Breast Cancer Coverage from Every Angle

Quality Care Symposium: Few Women Discuss Financial Aspect of Cancer Care With Physicians

By: Sarah Campen, PharmD
Posted: Monday, October 1, 2018

Although many women with breast cancer report significant financial burden related to their care and prefer to discuss costs before beginning treatment, the majority are not having conversations about the cost of care with their oncology team. These are the findings of a study presented at the 2018 American Society of Clinical Oncology (ASCO) Quality Care Symposium in Phoenix (Abstract 207).

“In an era of rising cancer treatment costs, we don’t routinely discuss the financial implications of cancer care with women embarking on treatment,” stated lead author Rachel Adams Greenup, MD, MPH, of Duke University Medical Center, Durham, North Carolina, in an ASCO press release. “As women consider various cancer treatment options, information about costs could help them make more informed decisions about which therapies are best for them.”

In the study, 607 women with stage 0 to III breast cancer completed an 88-question electronic survey regarding their experiences with breast cancer treatment costs and their preferences for cost transparency. The majority had private (70%) insurance or Medicare (25%) and reported an annual household income of at least $74,000. Median out-of-pocket costs were $3,500, and 15.5% of women reported “significant to catastrophic” financial burden.

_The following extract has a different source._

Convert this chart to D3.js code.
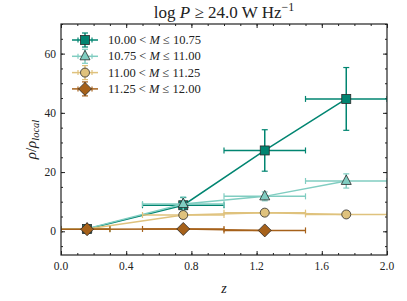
<!DOCTYPE html>
<html>
<head>
<meta charset="utf-8">
<script src="https://cdn.jsdelivr.net/npm/d3@7"></script>
<style>
  body { margin: 0; background: #fff; }
</style>
</head>
<body>
<div id="chart"></div>
<script>
// redshift bins (same for every mass bin)
var zMid = [0.16, 0.75, 1.25, 1.75];
var zLo = [0.0, 0.5, 1.0, 1.5];
var zHi = [0.3, 1.0, 1.5, 2.0];

var labels = ["10.00", "10.75", "11.00", "11.25", "12.00"];
var colors = ["#018571", "#80cdc1", "#dfc27d", "#a6611a"];
var markers = ["square", "triangle", "circle", "diamond"];

// rho / rho_local per mass bin, with symmetric errors
var rho1 = [0.8, 8.8, 27.3, 44.7];
var err1 = [0.3, 2.6, 7.0, 10.6];
var rho2 = [0.9, 9.2, 11.8, 17.0];
var err2 = [0.3, 2.4, 1.5, 2.4];
var rho3 = [0.8, 5.5, 6.3, 5.7];
var err3 = [0.2, 0.6, 0.5, 0.4];
var rho4 = [0.7, 0.8, 0.3];
var err4 = [0.2, 0.2, 0.2];

var xTicks = [0.0, 0.4, 0.8, 1.2, 1.6, 2.0];
var yTicks = [0, 20, 40, 60];

var W = 407, H = 301;
var margin = { top: 24, right: 20, bottom: 46, left: 61 },
    width = 387 - margin.left,
    height = 255 - margin.top;

var svg = d3.select("#chart").append("svg")
    .attr("width", W).attr("height", H)
    .style("font-family", "'Liberation Serif', serif");

var g = svg.append("g")
    .attr("transform", "translate(" + margin.left + "," + margin.top + ")");

var x = d3.scaleLinear().domain([0, 2]).range([0, width]);
var y = d3.scaleLinear().domain([-8, 70]).range([height, 0]);

svg.append("defs").append("clipPath").attr("id", "clip")
    .append("rect").attr("width", width).attr("height", height);

// ticks (pointing in, on all four sides)
function ticks(axisFn, scale, major, minor, transform) {
    var a = g.append("g").attr("transform", transform);
    a.call(axisFn(scale).tickValues(minor).tickSize(-2).tickFormat(""));
    a.call(function (s) { s.select(".domain").remove(); });
    var b = g.append("g").attr("transform", transform);
    b.call(axisFn(scale).tickValues(major).tickSize(-4).tickFormat(""));
    b.call(function (s) { s.select(".domain").remove(); });
    g.selectAll(".tick line").attr("stroke", "#222").attr("stroke-width", 1);
}
var xMinor = d3.range(0, 21).map(function (i) { return i / 10; });
var yMinor = d3.range(-5, 71, 5);
ticks(d3.axisBottom, x, xTicks, xMinor, "translate(0," + height + ")");
ticks(d3.axisTop, x, xTicks, xMinor, "translate(0,0)");
ticks(d3.axisLeft, y, yTicks, yMinor, "translate(0,0)");
ticks(d3.axisRight, y, yTicks, yMinor, "translate(" + width + ",0)");

// tick labels
g.append("g").selectAll("text").data(xTicks).enter().append("text")
    .attr("x", function (d) { return x(d); })
    .attr("y", height + 15)
    .attr("text-anchor", "middle")
    .attr("fill", "#222")
    .style("font-size", "11.5px")
    .text(function (d) { return d.toFixed(1); });
g.append("g").selectAll("text").data(yTicks).enter().append("text")
    .attr("x", -5)
    .attr("y", function (d) { return y(d) + 4; })
    .attr("text-anchor", "end")
    .attr("fill", "#222")
    .style("font-size", "11.5px")
    .text(function (d) { return d; });

var series = [
    { rho: rho1, err: err1 },
    { rho: rho2, err: err2 },
    { rho: rho3, err: err3 },
    { rho: rho4, err: err4 }
];

function drawMarker(sel, type, color, cx, cy) {
    var m;
    if (type == "square") {
        m = sel.append("rect").attr("x", cx - 4.5).attr("y", cy - 4.5).attr("width", 9).attr("height", 9);
    } else if (type == "circle") {
        m = sel.append("circle").attr("cx", cx).attr("cy", cy).attr("r", 4.5);
    } else if (type == "triangle") {
        m = sel.append("path").attr("d", "M" + cx + "," + (cy - 6) + "L" + (cx + 5) + "," + (cy + 3.5) + "L" + (cx - 5) + "," + (cy + 3.5) + "Z");
    } else {
        m = sel.append("path").attr("d", "M" + cx + "," + (cy - 6.5) + "L" + (cx + 6.5) + "," + cy + "L" + cx + "," + (cy + 6.5) + "L" + (cx - 6.5) + "," + cy + "Z");
    }
    m.attr("fill", color).attr("stroke", "#2a2a2a").attr("stroke-width", 0.8);
}

var plot = g.append("g").attr("clip-path", "url(#clip)");

series.forEach(function (s, k) {
    var c = colors[k];
    var pts = s.rho.map(function (r, i) {
        return { z: zMid[i], lo: zLo[i], hi: zHi[i], r: r, e: s.err[i] };
    });
    var sg = plot.append("g");
    // error bars
    pts.forEach(function (p) {
        var cx = x(p.z), cy = y(p.r);
        sg.append("line").attr("x1", x(p.lo)).attr("x2", x(p.hi)).attr("y1", cy).attr("y2", cy)
            .attr("stroke", c).attr("stroke-width", 1.5);
        sg.append("line").attr("x1", x(p.lo)).attr("x2", x(p.lo)).attr("y1", cy - 3).attr("y2", cy + 3)
            .attr("stroke", c).attr("stroke-width", 1.2);
        sg.append("line").attr("x1", x(p.hi)).attr("x2", x(p.hi)).attr("y1", cy - 3).attr("y2", cy + 3)
            .attr("stroke", c).attr("stroke-width", 1.2);
        sg.append("line").attr("x1", cx).attr("x2", cx).attr("y1", y(p.r - p.e)).attr("y2", y(p.r + p.e))
            .attr("stroke", c).attr("stroke-width", 1.5);
        [p.r - p.e, p.r + p.e].forEach(function (v) {
            sg.append("line").attr("x1", cx - 3).attr("x2", cx + 3).attr("y1", y(v)).attr("y2", y(v))
                .attr("stroke", c).attr("stroke-width", 1.2);
        });
    });
    // connecting line
    sg.append("path").datum(pts)
        .attr("fill", "none").attr("stroke", c).attr("stroke-width", 1.5)
        .attr("d", d3.line().x(function (d) { return x(d.z); }).y(function (d) { return y(d.r); }));
    // markers
    pts.forEach(function (p) { drawMarker(sg, markers[k], c, x(p.z), y(p.r)); });
});

// frame
g.append("rect").attr("width", width).attr("height", height)
    .attr("fill", "none").attr("stroke", "#222").attr("stroke-width", 1.2);

// legend
var leg = g.append("g").attr("transform", "translate(0,16)");
colors.forEach(function (c, k) {
    var ly = k * 16.3, lx = 24;
    var lg = leg.append("g");
    lg.append("line").attr("x1", lx - 13).attr("x2", lx + 13).attr("y1", ly).attr("y2", ly)
        .attr("stroke", c).attr("stroke-width", 1.5);
    [lx - 7, lx + 7].forEach(function (v) {
        lg.append("line").attr("x1", v).attr("x2", v).attr("y1", ly - 2.5).attr("y2", ly + 2.5)
            .attr("stroke", c).attr("stroke-width", 1.2);
    });
    lg.append("line").attr("x1", lx).attr("x2", lx).attr("y1", ly - 7).attr("y2", ly + 7)
        .attr("stroke", c).attr("stroke-width", 1.5);
    [ly - 7, ly + 7].forEach(function (v) {
        lg.append("line").attr("x1", lx - 3).attr("x2", lx + 3).attr("y1", v).attr("y2", v)
            .attr("stroke", c).attr("stroke-width", 1.2);
    });
    drawMarker(lg, markers[k], c, lx, ly);
    var t = lg.append("text").attr("x", lx + 23).attr("y", ly + 4).attr("fill", "#222").style("font-size", "12.5px");
    t.append("tspan").text(labels[k] + " < ");
    t.append("tspan").style("font-style", "italic").text("M");
    t.append("tspan").text(" \u2264 " + labels[k + 1]);
});

// title
var title = svg.append("text").attr("x", margin.left + width / 2).attr("y", 18)
    .attr("text-anchor", "middle").attr("fill", "#222").style("font-size", "17px");
title.append("tspan").text("log ");
title.append("tspan").style("font-style", "italic").text("P");
title.append("tspan").text(" \u2265 24.0 W Hz");
title.append("tspan").attr("dy", -7).style("font-size", "12px").text("\u22121");

// axis labels
svg.append("text").attr("x", margin.left + width / 2).attr("y", 293)
    .attr("text-anchor", "middle").attr("fill", "#222").style("font-size", "14px").style("font-style", "italic").text("z");
var yl = svg.append("text").attr("transform", "translate(36," + (margin.top + height / 2) + ") rotate(-90)")
    .attr("text-anchor", "middle").attr("fill", "#222").style("font-size", "15px");
yl.append("tspan").style("font-style", "italic").text("\u03c1");
yl.append("tspan").text("/");
yl.append("tspan").style("font-style", "italic").text("\u03c1");
yl.append("tspan").attr("dy", 3).style("font-size", "10.5px").style("font-style", "italic").text("local");
</script>
</body>
</html>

The majority of patients (79%) reported preferring cost transparency prior to beginning treatment; however, most participants (78%) never discussed costs with their cancer team. Women who discussed cost of treatment were more likely to have stage II or III disease, were less likely to be depressed, and had less insurance coverage than those who did not. Older age, increasing household income, and better insurance coverage were associated with a decreased risk of financial harm.